Citizen-Driven Innovation

Read this guidebook, which explores smart cities through a lens that promotes citizens as the driving force of urban innovation. It presents different models of smart cities that show how citizen-centric methods can mobilize resources to respond innovatively to challenges in governance. The living lab approach encourages agile development and the rapid prototyping of ideas in a decentralized and user-centric manner. How can mayors and public administrators create partnerships that drive value in their communities through citizen-driven innovation? How can sustainability be integrated into municipal strategies and solutions? How can city leaders join forces to learn and network globally?

Co-designing Solutions - Chapter 3

5. Go Official

As your project evolves, you will be able to look into the future and plan future steps with greater clarity. It is important to set agreed objectives and milestones so that you can have checkpoints where together you can assess progress with respect to the original objective and carry out any necessary changes of direction or partnership. It is important to have a view of when to expect different levels of maturity, so that people can focus their expectations and have a better understanding of the role and value of intermediate results.

At some point, especially as regards the internal administration procedures, you need to 'go official' and make the adoption of the new city service a formal part of the city protocol. This will probably require specific acts of the Mayor's office or the City Council, but it is also a good opportunity to give full public visibility not only to the new service but also to the citizen-driven process that has designed and developed it.

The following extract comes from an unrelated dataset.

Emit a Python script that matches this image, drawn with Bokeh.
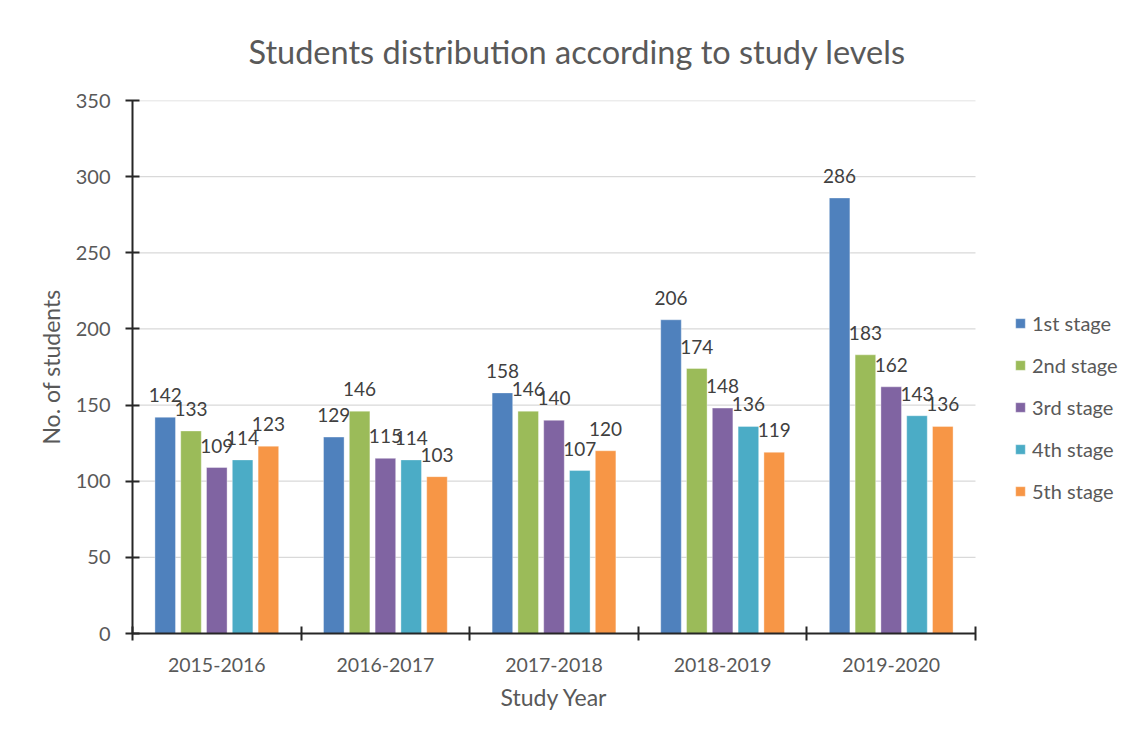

It is also an appropriate moment to relate this achievement with the broader vision and strategy for citizen-driven innovation.

Of course going official doesn't at all mean that you've finished; it is only an important milestone in service development. Adequate planning, if it is sufficiently open and flexible, allows you to pace the next steps of the co-design process over the longer term, maintaining the multi-stakeholder partnership and consolidating the capital of trust and engagement. These aspects will be fundamental to guarantee the long-term sustainability of the new city service, since citizen-driven innovation needs to become not just an episode of co-design but an integral part of a new way of running your city. 

Checklist for Co-designing Solutions

Have you...

  • Discovered at least one already funded initiative that can gain a new direction through co-design?
  • Opened up at least five datasets from different departments to support the co-design process?
  • Held a press conference with your innovation partnership to show results and commit to follow up?
  • Identified the appropriate administrative departments to involve in service implementation?
  • Issued the necessary directives to incorporate the new service in the city's standard procedures?